> [PROVIDED MATERIAL]
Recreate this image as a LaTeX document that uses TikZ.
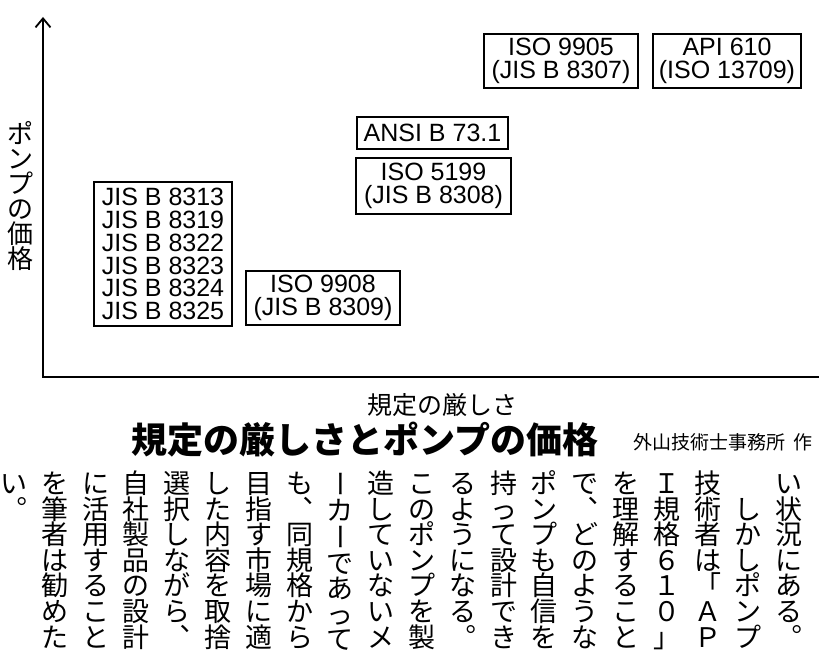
\documentclass[tikz,border=0pt]{standalone}
\usepackage{graphicx}
\usepackage{fontspec}
\setmainfont{Liberation Sans}
\newfontfamily\jp{Noto Sans CJK JP}
\usetikzlibrary{arrows.meta}
\newdimen\rowh \newdimen\rowd \newdimen\cellw
\makeatletter
\def\vcolx#1{\ifx\relax#1\else\hbox to\cellw{\vrule height\rowh depth\rowd width\z@\hss#1\hss}\expandafter\vcolx\fi}
\makeatother
\newcommand\vcol[3]{\begingroup\jp\fontsize{#1}{#1}\selectfont\cellw=1em\relax
  \rowh=\dimexpr#2/2+0.38em\relax\rowd=\dimexpr#2/2-0.38em\relax
  \vbox{\offinterlineskip\vcolx#3\relax}\endgroup}
\newcommand\KU{︒}
\newcommand\TEN{︑}
\newcommand\CHO{\rotatebox[origin=c]{-90}{\raisebox{0pt}[0.88em][0.12em]{ー}}}
\newcommand\ZS{\hbox to 1em{}}
\begin{document}
\begin{tikzpicture}[x=1pt,y=-1pt,
  box/.style={draw, line width=1.3pt, inner sep=0pt, align=center,
    font=\fontsize{25}{22.8}\selectfont},
  axis/.style={line width=1.8pt, line join=miter},
  col/.style={inner sep=0pt, anchor=north},
  jptext/.style={inner sep=0pt}]
\useasboundingbox (0,0) rectangle (819,658);

% axes
\coordinate (ytop) at (43,17);
\coordinate (O) at (43,377);
\coordinate (xend) at (830,377);
\draw[axis, {Straight Barb[length=9pt,width=15pt]}-] (ytop) -- (O) -- (xend);

% axis labels
\node[col] (ylab) at (20,121) {\vcol{26}{25pt}{ポンプの価格}};
\node[jptext, font=\jp\fontsize{25}{25}\selectfont] (xlab) at (442,405) {規定の厳しさ};

% standard boxes
\node[box, minimum width=154pt, minimum height=54pt] (iso9905) at (561,61) {ISO 9905\\(JIS B 8307)};
\node[box, minimum width=148pt, minimum height=54pt] (api610) at (727,61) {API 610\\(ISO 13709)};
\node[box, minimum width=151pt, minimum height=32pt] (ansi) at (432.5,133) {ANSI B 73.1};
\node[box, minimum width=155pt, minimum height=56pt] (iso5199) at (433.5,186) {ISO 5199\\(JIS B 8308)};
\node[box, minimum width=138pt, minimum height=144pt] (jis) at (163,254) {JIS B 8313\\JIS B 8319\\JIS B 8322\\JIS B 8323\\JIS B 8324\\JIS B 8325};
\node[box, minimum width=154pt, minimum height=54pt] (iso9908) at (323,298) {ISO 9908\\(JIS B 8309)};

% caption
\node[jptext, font=\jp\bfseries\fontsize{36}{36}\selectfont] (title) at (365,440) {規定の厳しさとポンプの価格};
\node[jptext, anchor=west, font=\jp\fontsize{19}{19}\selectfont] (credit) at (633,442) {外山技術士事務所\hspace{8pt}作};

% vertical body text (columns, left to right)
\node[col] (c0) at (14,470.2) {\vcol{27}{25.6pt}{い\KU}};
\node[col] (c1) at (54.8,470.2) {\vcol{27}{25.6pt}{を筆者は勧めた}};
\node[col] (c2) at (95.6,470.2) {\vcol{27}{25.6pt}{に活用すること}};
\node[col] (c3) at (136.4,470.2) {\vcol{27}{25.6pt}{自社製品の設計}};
\node[col] (c4) at (177.2,470.2) {\vcol{27}{25.6pt}{選択しながら\TEN}};
\node[col] (c5) at (218,470.2) {\vcol{27}{25.6pt}{した内容を取捨}};
\node[col] (c6) at (258.8,470.2) {\vcol{27}{25.6pt}{目指す市場に適}};
\node[col] (c7) at (299.6,470.2) {\vcol{27}{25.6pt}{も\TEN 同規格から}};
\node[col] (c8) at (340.4,470.2) {\vcol{27}{25.6pt}{\CHO カ\CHO であって}};
\node[col] (c9) at (381.2,470.2) {\vcol{27}{25.6pt}{造していないメ}};
\node[col] (c10) at (422,470.2) {\vcol{27}{25.6pt}{このポンプを製}};
\node[col] (c11) at (462.8,470.2) {\vcol{27}{25.6pt}{るようになる\KU}};
\node[col] (c12) at (503.6,470.2) {\vcol{27}{25.6pt}{持って設計でき}};
\node[col] (c13) at (544.4,470.2) {\vcol{27}{25.6pt}{ポンプも自信を}};
\node[col] (c14) at (585.2,470.2) {\vcol{27}{25.6pt}{で\TEN どのような}};
\node[col] (c15) at (626,470.2) {\vcol{27}{25.6pt}{を理解すること}};
\node[col] (c16) at (666.8,470.2) {\vcol{27}{25.6pt}{Ｉ規格６１０」}};
\node[col] (c17) at (707.6,470.2) {\vcol{27}{25.6pt}{技術者は「ＡＰ}};
\node[col] (c18) at (748.4,470.2) {\vcol{27}{25.6pt}{\ZS しかしポンプ}};
\node[col] (c19) at (789.2,470.2) {\vcol{27}{25.6pt}{い状況にある\KU}};
\end{tikzpicture}
\end{document}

> [SHORT TASK] Copy the data exactly. Any picture it contains is to be omitted.

> [IN RESPONSE]
Recreate this image as a LaTeX document that uses TikZ.
\documentclass[tikz,border=0pt]{standalone}
\usepackage{graphicx}
\usepackage{fontspec}
\setmainfont{Liberation Sans}
\newfontfamily\jp{Noto Sans CJK JP}
\usetikzlibrary{arrows.meta}
\newdimen\rowh \newdimen\rowd \newdimen\cellw
\makeatletter
\def\vcolx#1{\ifx\relax#1\else\hbox to\cellw{\vrule height\rowh depth\rowd width\z@\hss#1\hss}\expandafter\vcolx\fi}
\makeatother
\newcommand\vcol[3]{\begingroup\jp\fontsize{#1}{#1}\selectfont\cellw=1em\relax
  \rowh=\dimexpr#2/2+0.38em\relax\rowd=\dimexpr#2/2-0.38em\relax
  \vbox{\offinterlineskip\vcolx#3\relax}\endgroup}
\newcommand\KU{︒}
\newcommand\TEN{︑}
\newcommand\CHO{\rotatebox[origin=c]{-90}{\raisebox{0pt}[0.88em][0.12em]{ー}}}
\newcommand\ZS{\hbox to 1em{}}
\begin{document}
\begin{tikzpicture}[x=1pt,y=-1pt,
  box/.style={draw, line width=1.3pt, inner sep=0pt, align=center,
    font=\fontsize{25}{22.8}\selectfont},
  axis/.style={line width=1.8pt, line join=miter},
  col/.style={inner sep=0pt, anchor=north},
  jptext/.style={inner sep=0pt}]
\useasboundingbox (0,0) rectangle (819,658);

% axes
\coordinate (ytop) at (43,17);
\coordinate (O) at (43,377);
\coordinate (xend) at (830,377);
\draw[axis, {Straight Barb[length=9pt,width=15pt]}-] (ytop) -- (O) -- (xend);

% axis labels
\node[col] (ylab) at (20,121) {\vcol{26}{25pt}{ポンプの価格}};
\node[jptext, font=\jp\fontsize{25}{25}\selectfont] (xlab) at (442,405) {規定の厳しさ};

% standard boxes
\node[box, minimum width=154pt, minimum height=54pt] (iso9905) at (561,61) {ISO 9905\\(JIS B 8307)};
\node[box, minimum width=148pt, minimum height=54pt] (api610) at (727,61) {API 610\\(ISO 13709)};
\node[box, minimum width=151pt, minimum height=32pt] (ansi) at (432.5,133) {ANSI B 73.1};
\node[box, minimum width=155pt, minimum height=56pt] (iso5199) at (433.5,186) {ISO 5199\\(JIS B 8308)};
\node[box, minimum width=138pt, minimum height=144pt] (jis) at (163,254) {JIS B 8313\\JIS B 8319\\JIS B 8322\\JIS B 8323\\JIS B 8324\\JIS B 8325};
\node[box, minimum width=154pt, minimum height=54pt] (iso9908) at (323,298) {ISO 9908\\(JIS B 8309)};

% caption
\node[jptext, font=\jp\bfseries\fontsize{36}{36}\selectfont] (title) at (365,440) {規定の厳しさとポンプの価格};
\node[jptext, anchor=west, font=\jp\fontsize{19}{19}\selectfont] (credit) at (633,442) {外山技術士事務所\hspace{8pt}作};

% vertical body text (columns, left to right)
\node[col] (c0) at (14,470.2) {\vcol{27}{25.6pt}{い\KU}};
\node[col] (c1) at (54.8,470.2) {\vcol{27}{25.6pt}{を筆者は勧めた}};
\node[col] (c2) at (95.6,470.2) {\vcol{27}{25.6pt}{に活用すること}};
\node[col] (c3) at (136.4,470.2) {\vcol{27}{25.6pt}{自社製品の設計}};
\node[col] (c4) at (177.2,470.2) {\vcol{27}{25.6pt}{選択しながら\TEN}};
\node[col] (c5) at (218,470.2) {\vcol{27}{25.6pt}{した内容を取捨}};
\node[col] (c6) at (258.8,470.2) {\vcol{27}{25.6pt}{目指す市場に適}};
\node[col] (c7) at (299.6,470.2) {\vcol{27}{25.6pt}{も\TEN 同規格から}};
\node[col] (c8) at (340.4,470.2) {\vcol{27}{25.6pt}{\CHO カ\CHO であって}};
\node[col] (c9) at (381.2,470.2) {\vcol{27}{25.6pt}{造していないメ}};
\node[col] (c10) at (422,470.2) {\vcol{27}{25.6pt}{このポンプを製}};
\node[col] (c11) at (462.8,470.2) {\vcol{27}{25.6pt}{るようになる\KU}};
\node[col] (c12) at (503.6,470.2) {\vcol{27}{25.6pt}{持って設計でき}};
\node[col] (c13) at (544.4,470.2) {\vcol{27}{25.6pt}{ポンプも自信を}};
\node[col] (c14) at (585.2,470.2) {\vcol{27}{25.6pt}{で\TEN どのような}};
\node[col] (c15) at (626,470.2) {\vcol{27}{25.6pt}{を理解すること}};
\node[col] (c16) at (666.8,470.2) {\vcol{27}{25.6pt}{Ｉ規格６１０」}};
\node[col] (c17) at (707.6,470.2) {\vcol{27}{25.6pt}{技術者は「ＡＰ}};
\node[col] (c18) at (748.4,470.2) {\vcol{27}{25.6pt}{\ZS しかしポンプ}};
\node[col] (c19) at (789.2,470.2) {\vcol{27}{25.6pt}{い状況にある\KU}};
\end{tikzpicture}
\end{document}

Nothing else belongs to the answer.